I agree with most of you though, I'm a classic Chevy muscle fan my self and don't too much like the "Ricer" look either. But I have the final product in mind and trust me, I'm not gonna make it look stupid. 

I just don't think the lip does it justice, afterall it's not a V8...

Please stop by my garage and check out what I've done so far if you get a chance... My Cruze is Victory Red with 5% tint, blacked out bowties, and I custom painted my rims (Black/Alloy)... Thanks


----------



## Chase Toole (Feb 4, 2013)

In case you aren't familiar with the Cobalt SS Supercharged/Turbo...


----------



## ErikBEggs (Aug 20, 2011)

Cruze doesn't resemble the Cobalt at all so it is tough to see it with one of these spoilers. The Cruze looks very German.. very much a BMW instead of a Japanese tuner car


----------



## rmass09 (Apr 17, 2011)

Personally not a fan, but I'm not going to ding you for making your car your own, that's what we're all trying to do and can respect that. Until you start adding lambo doors hydraulics and put 18,000 stickers all over your car.


----------



## XtremeRevolution (Jan 19, 2012)

rmass09 said:


> Personally not a fan, but I'm not going to ding you for making your car your own, that's what we're all trying to do and can respect that. Until you start adding lambo doors hydraulics and put 18,000 stickers all over your car.

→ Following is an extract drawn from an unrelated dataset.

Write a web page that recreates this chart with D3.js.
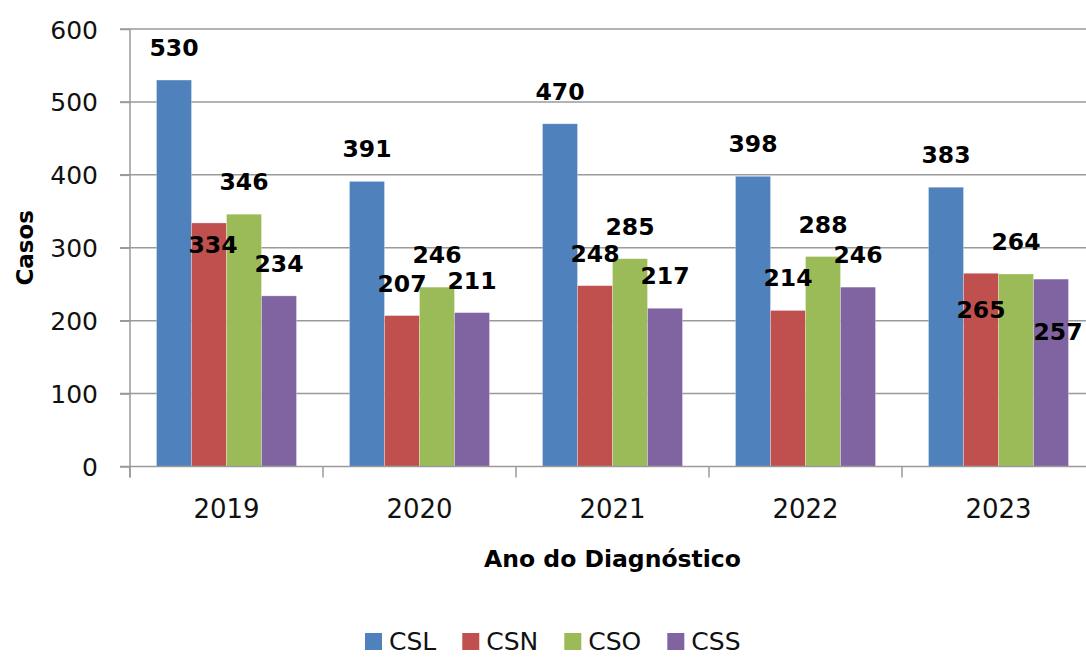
<!DOCTYPE html>
<html>
<head>
<meta charset="utf-8">
<script src="https://cdn.jsdelivr.net/npm/d3@7"></script>
<style>
  html, body { margin: 0; padding: 0; background: #fff; overflow: hidden; }
  svg { display: block; font-family: "DejaVu Sans", sans-serif; }
</style>
</head>
<body>
<svg id="chart" width="1086" height="657"></svg>
<script>
// ---- data ----
const years = ["2019", "2020", "2021", "2022", "2023"];
const seriesNames = ["CSL", "CSN", "CSO", "CSS"];
const CSL = [530, 391, 470, 398, 383];
const CSN = [334, 207, 248, 214, 265];
const CSO = [346, 246, 285, 288, 264];
const CSS = [234, 211, 217, 246, 257];
const yTicks = [0, 100, 200, 300, 400, 500, 600];
const yTitle = "Casos";
const xTitle = "Ano do Diagnóstico";

// ---- style / layout ----
const colors = { CSL: "#4F81BD", CSN: "#C0504D", CSO: "#9BBB59", CSS: "#8064A2" };
// label nudges (pixels) for labels the original moved off the default spot
const labelNudge = { "CSN-2019": [4, 54], "CSN-2023": [0, 69], "CSS-2023": [7, 85] };

const seriesValues = { CSL, CSN, CSO, CSS };
const rows = years.map((yr, i) => ({ year: yr, values: seriesNames.map(s => ({ s, v: seriesValues[s][i] })) }));

const svg = d3.select("#chart");
const pLeft = 130, pRight = 1095, pTop = 29, pBottom = 466.5;

const x0 = d3.scaleBand().domain(years).range([pLeft, pRight]).paddingInner(0).paddingOuter(0);
const x1 = d3.scaleBand().domain(seriesNames).range([0, x0.bandwidth()]).paddingInner(0).paddingOuter(0.757);
const y = d3.scaleLinear().domain([0, 600]).range([pBottom, pTop]);

const gridColor = "#9a9a9a";

// gridlines
svg.append("g").selectAll("line").data(yTicks.filter(t => t > 0)).join("line")
  .attr("x1", pLeft - 10).attr("x2", pRight)
  .attr("y1", d => y(d)).attr("y2", d => y(d))
  .attr("stroke", gridColor).attr("stroke-width", 1.5);

// y axis
const yAxis = svg.append("g").attr("transform", `translate(${pLeft},0)`)
  .call(d3.axisLeft(y).tickValues(yTicks).tickSize(10).tickPadding(22));
yAxis.select(".domain").attr("stroke", gridColor).attr("stroke-width", 1.5)
  .attr("d", `M0,${pTop}V${pBottom + 11}`);
yAxis.selectAll(".tick line").attr("stroke", gridColor).attr("stroke-width", 1.5);
yAxis.selectAll(".tick text").attr("font-size", 25).attr("fill", "#111")
  .attr("font-family", "DejaVu Sans").attr("dy", "0.36em");

// bars
const groups = svg.append("g").selectAll("g").data(rows).join("g")
  .attr("transform", d => `translate(${x0(d.year)},0)`);
groups.selectAll("rect").data(d => d.values).join("rect")
  .attr("x", d => x1(d.s)).attr("width", x1.bandwidth())
  .attr("y", d => y(d.v)).attr("height", d => y(0) - y(d.v))
  .attr("fill", d => colors[d.s])
  .attr("stroke", "rgba(255,255,255,0.35)").attr("stroke-width", 0.8);

// x axis
const xAxis = svg.append("g").attr("transform", `translate(0,${pBottom})`);
xAxis.append("line").attr("x1", pLeft - 10).attr("x2", pRight).attr("y1", 0).attr("y2", 0)
  .attr("stroke", gridColor).attr("stroke-width", 1.5);
xAxis.selectAll("line.tk").data(years.concat(["end"])).join("line").attr("class", "tk")
  .attr("x1", (d, i) => pLeft + i * x0.step()).attr("x2", (d, i) => pLeft + i * x0.step())
  .attr("y1", 0).attr("y2", 11).attr("stroke", gridColor).attr("stroke-width", 1.5);
xAxis.selectAll("text").data(years).join("text")
  .attr("x", d => x0(d) + x0.bandwidth() / 2).attr("y", 51.5)
  .attr("text-anchor", "middle").attr("font-size", 26).attr("fill", "#111")
  .text(d => d);

// data labels
groups.selectAll("text").data(d => d.values.map(v => ({ ...v, year: d.year }))).join("text")
  .attr("x", d => x1(d.s) + x1.bandwidth() / 2 + (labelNudge[d.s + "-" + d.year] || [0, 0])[0])
  .attr("y", d => y(d.v) - 24 + (labelNudge[d.s + "-" + d.year] || [0, 0])[1])
  .attr("text-anchor", "middle").attr("font-size", 23.5).attr("font-weight", "bold")
  .attr("fill", "#000").text(d => d.v);

// axis titles
svg.append("text").attr("transform", `translate(33,${(pTop + pBottom) / 2}) rotate(-90)`)
  .attr("text-anchor", "middle").attr("font-size", 23).attr("font-weight", "bold")
  .attr("fill", "#000").text(yTitle);
svg.append("text").attr("x", (pLeft + pRight) / 2).attr("y", 567)
  .attr("text-anchor", "middle").attr("font-size", 23.5).attr("font-weight", "bold")
  .attr("fill", "#000").text(xTitle);

// legend
const legend = svg.append("g");
let lx = 365;
seriesNames.forEach(s => {
  const g = legend.append("g").attr("transform", `translate(${lx},0)`);
  g.append("rect").attr("x", 0).attr("y", 633).attr("width", 17).attr("height", 17).attr("fill", colors[s]);
  const t = g.append("text").attr("x", 24).attr("y", 650).attr("font-size", 25).attr("fill", "#111").text(s);
  const w = t.node().getComputedTextLength();
  lx += 24 + w + 26;
});
</script>
</body>
</html>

18,000 stickers would be bad. Very bad. That would net you (depending on the stickers) about 180,000 horsepower. That would be simply uncontrollable for daily use. I don't recommend it.


----------



## Sonic (Oct 21, 2012)

XtremeRevolution said:


> To be honest, a Cruze isn't a street racer either. It's an economy car. You can make it look sporty with a lip spoiler, or you can make it look ricer with a massive wing. IMO, a car with an aggressive lip spoiler looks a heck of a lot faster to me than a car with a massive wing. Of course, this is just my opinion. If you really like the larger spoiler, then more power to you; you'll be the one driving the car after all.
> 
> I see the Cruze as 100% Euro. The rear end is definitely Euro, which is why you can fake a Mercedes or BMW pretty easily.


Oh... like this?:wink:











(Insert shameless plug of my car here)


----------



## NBrehm (Jun 27, 2011)

I'm not positive, but I don't think the turbo Cobalt came with the big wing, only the S/C one did. I've never seen a Turbo one with, they have always had a low rise spoiler


----------



## brian v (Dec 25, 2011)

Youngsters in motion . Groove on or something


----------



## smorey78 (Apr 8, 2012)

Beauty is in the eye of the beholder. I think it looks good. i bought it for the lines it has! If done right no one will call you a ricer. Look up ricer....if you so much as put rims on your cruze, you already are on the path of a RICER by definition! hahaha. when i ordered my wing i asked how many they had sold so far. they were put on sale starting november 2012 and they had sold 700 already but i have no idea if they were telling the truth!


----------



## smorey78 (Apr 8, 2012)

hahahaha my sister still works for the GM dealership i use to work for and she sold a cruze to some old folks and they said they wanted the lip spolier cuse it would give the old woamen's husband something to hold on to when walking around the car!! LMFAO


----------



## brian v (Dec 25, 2011)

And there is always that idea . Some thing for the older folks to hold onto and dream about plus good gas mileage .


----------



## grs1961 (Oct 23, 2012)

Whenever I see (another) drongo with one of those stupid spoilers, I think, "Aw, how nice, daddy bought a new push-car for baby."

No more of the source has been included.